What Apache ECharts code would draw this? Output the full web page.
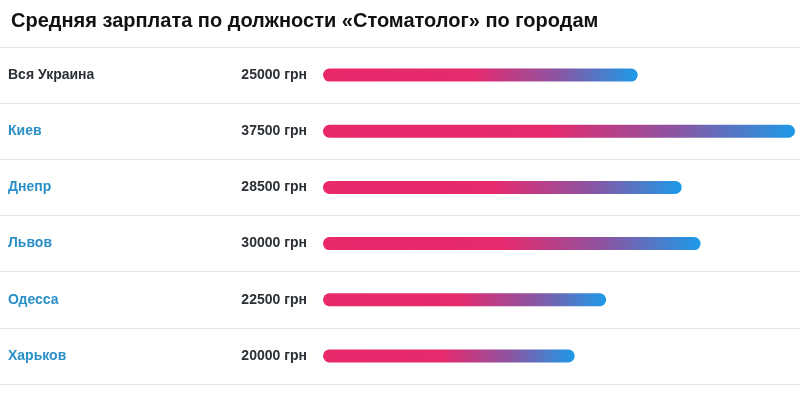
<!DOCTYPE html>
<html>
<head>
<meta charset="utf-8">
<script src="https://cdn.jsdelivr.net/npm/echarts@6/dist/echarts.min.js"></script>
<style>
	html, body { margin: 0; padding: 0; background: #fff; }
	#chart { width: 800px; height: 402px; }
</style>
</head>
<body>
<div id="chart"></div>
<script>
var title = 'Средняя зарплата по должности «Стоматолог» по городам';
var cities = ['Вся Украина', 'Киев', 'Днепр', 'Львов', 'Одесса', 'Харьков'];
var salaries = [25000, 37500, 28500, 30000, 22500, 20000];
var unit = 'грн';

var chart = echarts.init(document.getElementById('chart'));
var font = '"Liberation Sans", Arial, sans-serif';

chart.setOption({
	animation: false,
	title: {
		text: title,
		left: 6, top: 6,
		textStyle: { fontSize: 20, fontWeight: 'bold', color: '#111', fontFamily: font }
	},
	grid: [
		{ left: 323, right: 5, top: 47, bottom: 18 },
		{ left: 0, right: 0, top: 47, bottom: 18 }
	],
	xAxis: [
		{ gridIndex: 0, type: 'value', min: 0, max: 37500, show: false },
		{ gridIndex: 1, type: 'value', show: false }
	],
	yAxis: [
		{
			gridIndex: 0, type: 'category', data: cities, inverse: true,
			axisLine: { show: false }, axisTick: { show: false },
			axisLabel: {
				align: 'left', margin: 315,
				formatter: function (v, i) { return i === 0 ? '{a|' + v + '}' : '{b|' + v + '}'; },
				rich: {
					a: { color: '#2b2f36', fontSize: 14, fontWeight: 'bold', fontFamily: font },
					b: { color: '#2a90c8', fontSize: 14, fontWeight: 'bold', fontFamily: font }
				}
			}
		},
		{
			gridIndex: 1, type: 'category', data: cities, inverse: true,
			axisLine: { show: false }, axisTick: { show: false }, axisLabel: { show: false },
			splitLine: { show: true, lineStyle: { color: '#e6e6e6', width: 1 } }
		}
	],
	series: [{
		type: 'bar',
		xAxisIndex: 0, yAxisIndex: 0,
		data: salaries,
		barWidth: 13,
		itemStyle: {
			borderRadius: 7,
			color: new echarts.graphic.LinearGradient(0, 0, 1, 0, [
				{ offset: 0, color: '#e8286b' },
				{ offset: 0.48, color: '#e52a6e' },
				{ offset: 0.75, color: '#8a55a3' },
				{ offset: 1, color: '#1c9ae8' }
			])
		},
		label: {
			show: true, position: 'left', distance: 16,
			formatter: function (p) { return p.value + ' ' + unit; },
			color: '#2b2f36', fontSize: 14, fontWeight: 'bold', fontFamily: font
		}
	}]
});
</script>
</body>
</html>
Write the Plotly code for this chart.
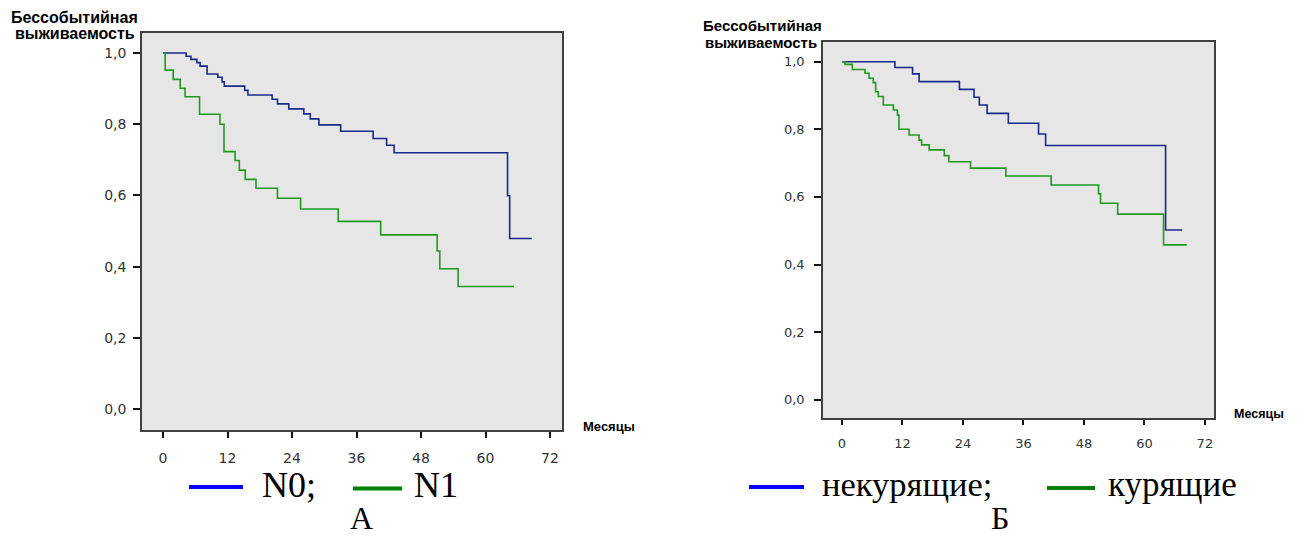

================================

| TASK REQUIREMENTS |
Look through the data and show every line containing "code".

| TASK RESPONSE |
What Apache ECharts code would draw this? Output the full web page.
Write the Plotly code for this chart.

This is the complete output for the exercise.